Senate Minority Leader Mitch McConnell (R-Ky.) sat down with Hugh Hewitt this morning and reflected on one of the Republican's favorite subjects: judicial nominees and moving the judiciary even further to the right.
Looking back on the events of 2016 and early 2017, McConnell boasted to the conservative host "the single most consequential thing" he did during his tenure as majority leader was imposing a blockade against then-President Barack Obama's Supreme Court nominee.
It's a difficult assertion to disagree with. After Justice Antonin Scalia's death, Obama nominated Merrick Garland, a center-left, compromise jurist -- endorsed by Senate Republicans -- to fill the vacancy, which in turn opened the door to a historic opportunity to stop the high court's drift to the right. McConnell instead decided to impose an unprecedented high-court blockade for a nearly a year, gambling that Americans might elect a Republican president and Republican Congress.
The gamble was very "consequential," indeed. McConnell stole a Supreme Court seat from one administration and handed it to another.
And since his scheme was successful, the Kentucky Republican would do it again if given the chance. When Hewitt asked this morning whether McConnell, leading a hypothetical GOP-led Senate in the next Congress, would confirm a possible Supreme Court nominee in 2024. The senator replied:
"...I think it's highly unlikely. In fact, no, I don't think either party if it controlled, if it were different from the president, would confirm a Supreme Court nominee in the middle of an election."
Last year, McConnell and Senate Republicans confirmed a Supreme Court nominee eight days before Election Day -- in the middle of an election in which millions of Americans had already cast ballots via early voting -- but he's already making clear that if given the opportunity, he'll do the opposite in response to possible nominees from President Biden.
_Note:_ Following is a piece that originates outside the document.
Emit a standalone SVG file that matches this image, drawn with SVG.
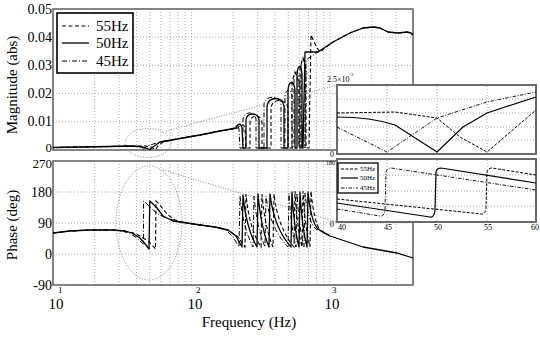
<svg xmlns="http://www.w3.org/2000/svg" width="540" height="338" viewBox="0 0 540 338">
<style>
.grid{stroke:#9a9a9a;stroke-width:0.8;stroke-dasharray:1 2;fill:none}
.frame{stroke:#666;stroke-width:1.6;fill:none}
.iframe{stroke:#6a6a6a;stroke-width:2;fill:#fff}
.c50{stroke:#000;stroke-width:1.3;fill:none;stroke-linejoin:round}
.c55{stroke:#000;stroke-width:1.1;fill:none;stroke-dasharray:4 2.5}
.c45{stroke:#000;stroke-width:1;fill:none;stroke-dasharray:5 2 1 2}
.i50{stroke:#000;stroke-width:1.2;fill:none}
.i55{stroke:#000;stroke-width:1;fill:none;stroke-dasharray:3 1.5}
.i45{stroke:#000;stroke-width:0.9;fill:none;stroke-dasharray:3.5 1.5 1 1.5}
.zoom{stroke:#777;stroke-width:0.9;fill:none;stroke-dasharray:1 1.6}
text{font-family:'Liberation Serif','Times New Roman',serif;fill:#000}
.tl{font-size:15px}
.tls{font-size:14px;text-anchor:end}
.tlx{font-size:13px;text-anchor:end}
.sup{font-size:9px}
.it{font-size:8px}
</style>
<rect x="0" y="0" width="540" height="338" fill="#fff"/>

<g id="magnitude-axes" font-family="Liberation Serif, serif">
<path class="grid" d="M94.7,9V150M119.1,9V150M136.4,9V150M149.8,9V150M160.8,9V150M170,9V150M178.1,9V150M185.2,9V150M191.5,9V150M233.2,9V150M257.6,9V150M274.9,9V150M288.3,9V150M299.3,9V150M308.5,9V150M316.6,9V150M323.7,9V150M330,9V150M371.7,9V150M396.1,9V150M53,121.8H413M53,93.6H413M53,65.4H413M53,37.2H413"/>
<rect class="frame" x="53" y="9" width="360" height="141"/>
<text class="tls" x="52" y="14">0.05</text>
<text class="tls" x="52" y="42">0.04</text>
<text class="tls" x="52" y="70">0.03</text>
<text class="tls" x="52" y="98">0.02</text>
<text class="tls" x="52" y="126">0.01</text>
<text class="tlx" x="52" y="152">0</text>
<text class="tl" transform="translate(17,85) rotate(-90)" text-anchor="middle">Magnitude (abs)</text>
</g>

<g id="phase-axes" font-family="Liberation Serif, serif">
<path class="grid" d="M94.7,161V285M119.1,161V285M136.4,161V285M149.8,161V285M160.8,161V285M170,161V285M178.1,161V285M185.2,161V285M191.5,161V285M233.2,161V285M257.6,161V285M274.9,161V285M288.3,161V285M299.3,161V285M308.5,161V285M316.6,161V285M323.7,161V285M330,161V285M371.7,161V285M396.1,161V285M53,192H413M53,223H413M53,254H413"/>
<rect class="frame" x="53" y="161" width="360" height="124"/>
<text class="tlx" x="52" y="167.5">270</text>
<text class="tls" x="52" y="197">180</text>
<text class="tls" x="52" y="228">90</text>
<text class="tls" x="52" y="259">0</text>
<text class="tls" x="52" y="290">-90</text>
<text class="tl" transform="translate(17,225) rotate(-90)" text-anchor="middle">Phase (deg)</text>
<text class="tl" x="56" y="309" text-anchor="middle">10</text><text class="sup" x="58" y="293">1</text>
<text class="tl" x="195" y="309" text-anchor="middle">10</text><text class="sup" x="196" y="293">2</text>
<text class="tl" x="332" y="309" text-anchor="middle">10</text><text class="sup" x="332" y="293">3</text>
<text class="tl" x="249" y="327" text-anchor="middle">Frequency  (Hz)</text>
</g>

<g id="magnitude-curves">
<path class="c50" d="M53,147.5L80,147L110,146.5L130,146L140,146.5L146,148L150,149.5L153,147L160,142L180,138.5L200,135L220,131L236,128C238,123 241,123 242,128L243,148L246,148L246,120C247,112 258,112 259,120L259,148L267,148L267,106C268,96 283,96 284,106L284,148L288,148L288,90C289,80 294,80 295,90L295,148L297,148L297,74C298,64 301,64 302,74L302,148L303,148L305,52L318,52L333,42L350,33L363,28L373,27L380,28L388,32L398,33L407,32L411,33L413,35"/>
<path class="c55" d="M53,147.5L80,147L110,146.5L130,146L145,146L151,147L155.5,149.5L158,146L163,142L180,138.5L200,135L220,131L237,128.5C241,124 244,124 245,128L246,148L250,148L250,122C251,114 261,114 262,122L262,148L271,148L271,108C272,98 287,98 288,108L288,148L292,148L292,82L295,72L299,82L299,148L300,148L300,68L303,58L306,68L306,148L309,148L311,35L316,46L320,52L333,42L350,33L363,28L373,27L380,28L388,32L398,33L407,32L411,33L413,35"/>
<path class="c45" d="M53,147.5L80,147L110,146.5L130,146L137,146.5L143.4,149L147,146L155,143.5L165,141L180,138.5L200,135L220,131L233,129C235,125 238,125 239,129L240,148L243,148L243,119C244,111 255,111 256,119L256,148L264,148L264,104C265,95 280,95 281,104L281,148L285,148L285,96C286,88 291,88 292,96L292,148L294,148L294,78C295,70 298,70 299,78L299,148L301,148L301,64C302,57 304,57 305,64L305,148L306,60L318,52"/>
</g>

<g id="phase-curves">
<path class="c50" d="M53,233L70,231L90,230L113,230L125,231L132,233L140,238L146,245L149,249L149.8,201L152,203L157,208L163,216L173,221L187,223L200,225L215,227L228,230L236,236L242,247L243,195Q246,228 257,247L258,194Q261,228 269,247L270,194Q274,228 291,247L292,192Q294,228 299,247L300,192Q302,228 307,247L308,192Q311,222 318,229L330,236L363,247L397,253L413,258"/>
<path class="c55" d="M53,233L70,231L90,230L113,230L125,231L132,232.5L140,236L148,241L154,247L155.5,249L156,201L159,204L163,209L168,215L175,220L187,223L200,225L215,227L228,230L238,237L245,247L246,194Q249,228 261,247L262,194Q265,228 273,247L274,194Q278,228 294,247L295,191Q297,228 302,247L303,191Q305,228 310,247L311,191Q314,222 320,230L330,236"/>
<path class="c45" d="M53,233L70,231L90,230L113,230L122,231L130,233.5L137,238L142,243L143.4,244L143.6,201L147,204L152,209L158,214L166,218L180,222L200,225L215,227L226,230L233,237L239,247L240,196Q243,228 253,247L254,196Q257,228 265,247L266,196Q270,228 288,247L289,193Q291,228 296,247L297,193Q299,228 304,247L305,193Q308,222 316,229L330,236"/>
</g>

<g id="legend" font-family="Liberation Serif, serif">
<rect x="57" y="13" width="76" height="60" fill="#fff" stroke="#000" stroke-width="1.6"/>
<line class="c55" x1="62" y1="26" x2="89" y2="26"/>
<line class="c50" x1="62" y1="43" x2="89" y2="43"/>
<line class="c45" x1="62" y1="61" x2="89" y2="61"/>
<text class="tl" x="96" y="31">55Hz</text>
<text class="tl" x="96" y="48">50Hz</text>
<text class="tl" x="96" y="66">45Hz</text>
</g>

<g id="zoom-markers">
<ellipse class="zoom" cx="148" cy="143" rx="23" ry="14.5"/>
<line class="zoom" x1="166" y1="131" x2="337" y2="85"/>
<ellipse class="zoom" cx="149" cy="223" rx="33" ry="57"/>
<line class="zoom" x1="163" y1="170" x2="337" y2="222"/>
</g>

<g id="inset-magnitude" font-family="Liberation Serif, serif">
<rect class="iframe" x="337" y="85" width="199" height="69"/>
<path class="grid" d="M387,86V153M437,86V153M487,86V153M338,99H535M338,113H535M338,127H535M338,140H535"/>
<path class="i45" d="M337,127L387,152L437,118L487,102L536,92"/>
<path class="i50" d="M337,117C360,117 380,120 395,125L437,152L463,127L487,113L536,97"/>
<path class="i55" d="M337,113L395,112L437,118L460,137L487,152L536,110"/>
<text class="it" x="327" y="82">2.5</text>
<text class="it" x="337" y="82">×10</text>
<text x="349" y="76" style="font-size:5px">-3</text>
<text class="it" x="330" y="157">0</text>
</g>

<g id="inset-phase" font-family="Liberation Serif, serif">
<rect class="iframe" x="337" y="159" width="199" height="63"/>
<path class="grid" d="M387,160V221M437,160V221M487,160V221M338,175H535M338,191H535M338,206H535"/>
<path class="i50" d="M337,203L430,217Q434,218 435,210L436,172Q437,168 441,168L536,183"/>
<path class="i55" d="M337,199L482,214Q485,215 486,208L487,172Q488,168 492,168L536,175"/>
<path class="i45" d="M337,209L380,216Q384,217 385,210L386,172Q387,168 391,168L536,190"/>
<rect x="338" y="163" width="40" height="30" fill="#fff" stroke="#000" stroke-width="1.3"/>
<line class="i55" x1="341" y1="169" x2="358" y2="169"/>
<line class="i50" x1="341" y1="178" x2="358" y2="178"/>
<line class="i45" x1="341" y1="188" x2="358" y2="188"/>
<text x="360" y="171" style="font-size:7px">55Hz</text>
<text x="360" y="180" style="font-size:7px">50Hz</text>
<text x="360" y="190" style="font-size:7px">45Hz</text>
<text x="326" y="165" style="font-size:6px">180</text>
<text class="it" x="330" y="227">0</text>
<text class="it" x="342" y="230" text-anchor="middle">40</text>
<text class="it" x="388" y="230" text-anchor="middle">45</text>
<text class="it" x="438" y="230" text-anchor="middle">50</text>
<text class="it" x="488" y="230" text-anchor="middle">55</text>
<text class="it" x="535" y="230" text-anchor="middle">60</text>
</g>
</svg>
How long a blockade would McConnell consider? When Hewitt broached the subject of a possible Supreme Court vacancy in 2023 -- the year before the national elections -- the Senate GOP leader added, "We'd have to wait and see what happens."
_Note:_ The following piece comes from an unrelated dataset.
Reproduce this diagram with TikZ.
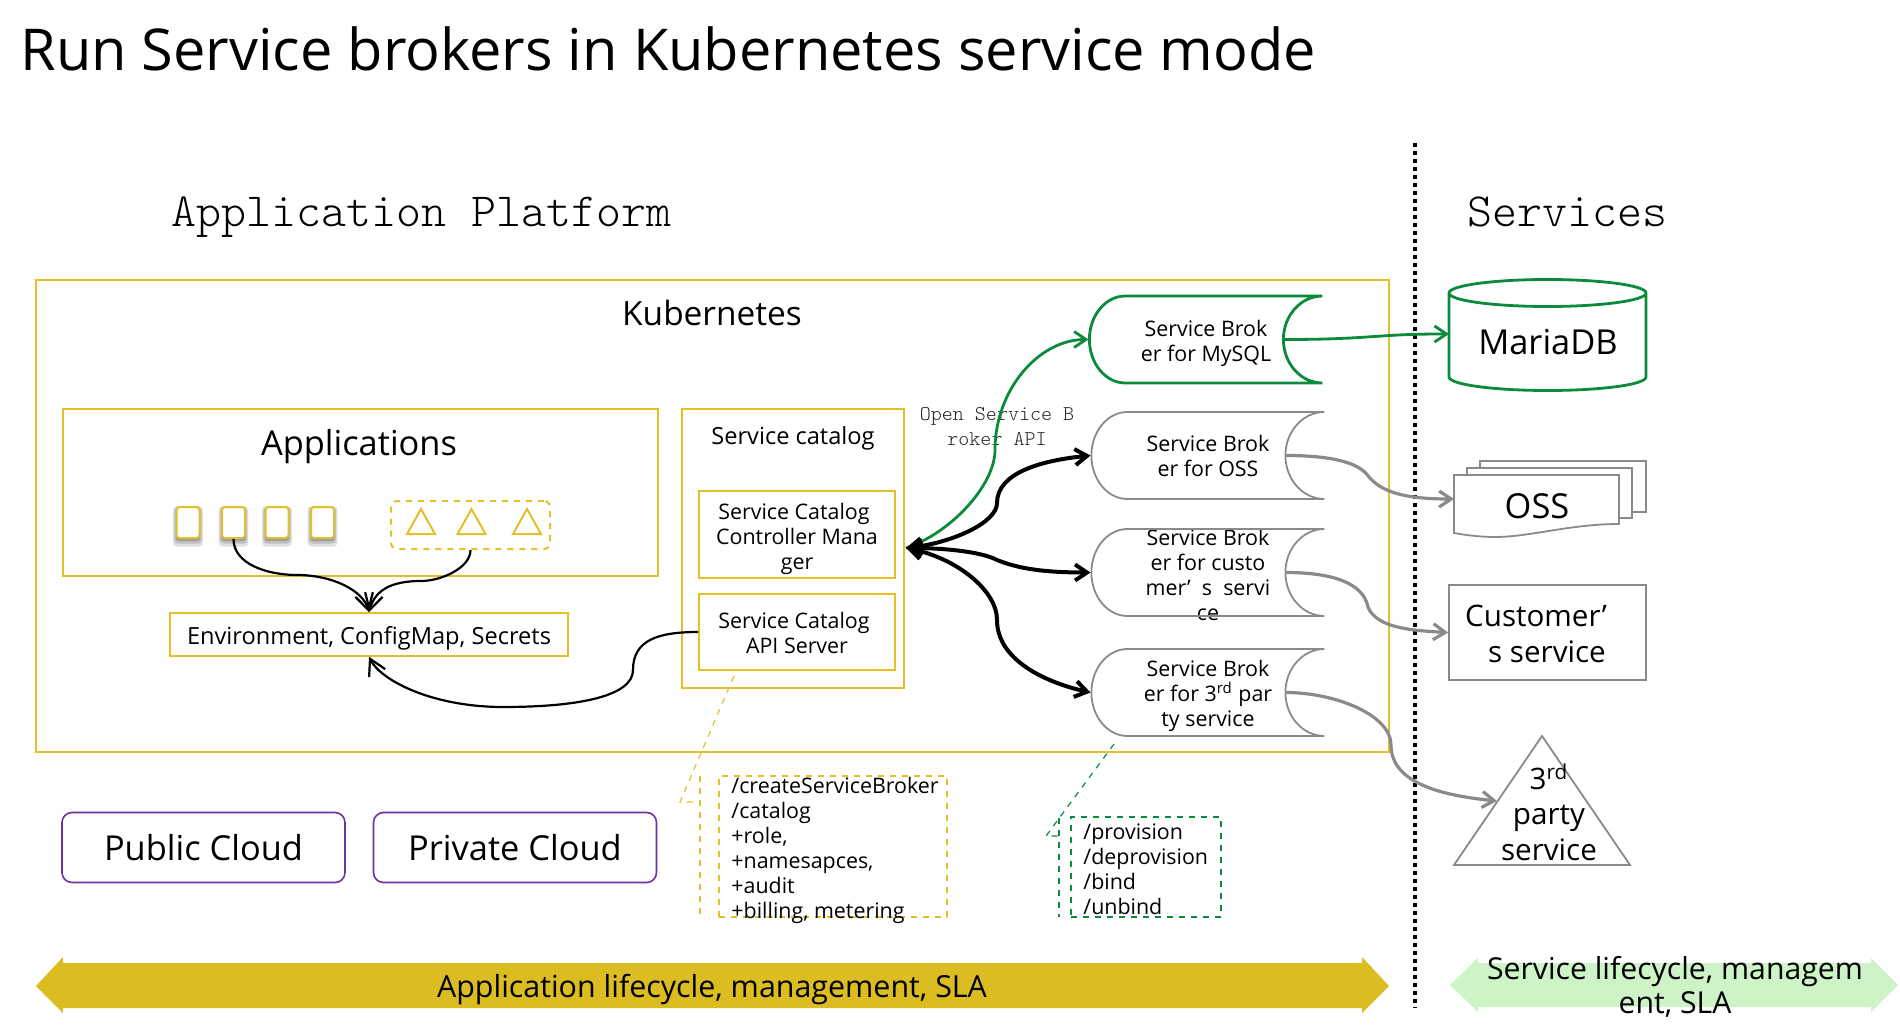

In other words, McConnell won't commit to filling a Supreme Court vacancy with a nominee from a Democratic White House, regardless of when that vacancy might occur. It's entirely possible, if not likely, that a Senate Republican majority would simply impose a two-year blockade on the heels of the GOP's year-long blockade in 2016.
At this point, I could rant and rave for a few paragraphs, talking about principles and hypocrisy, the dangers of McConnell's maximalist partisan tactics, and the tragic consequences of the Kentucky Republican's approach to politics.
But today, let's skip those paragraphs and instead consider a different angle: those who need to know what McConnell said this morning.
Justice Stephen Breyer, for example, is a center-left Supreme Court justice who'll turn 83 this summer. Common sense suggests his retirement should be a no-brainer, but Breyer has resisted, suggesting that he's so indifferent toward political considerations that Biden's victory will have no bearing on when he departs from the high court.
If Breyer assumes that a Republican-led Senate would gladly confirm a Biden nominee for the Supreme Court, McConnell is now telling him otherwise.
To be sure, the GOP hasn't exactly been subtle on this point. The party kept a Supreme Court seat vacant for 11 months in 2016 for purely partisan reasons, while some Senate Republicans suggested they'd keep the seat empty indefinitely until their party controlled the White House again.
But McConnell is now being even more explicit. Breyer can bury his head in the sand, but the more responsible course is to prioritize his legacy and our collective future.
Postscript: Let's also hope Democratic senators such as Joe Manchin and Kyrsten Sinema, who claim to be deeply concerned with bipartisan comity and the Senate's cherished traditions, caught McConnell's on-air comments today, too.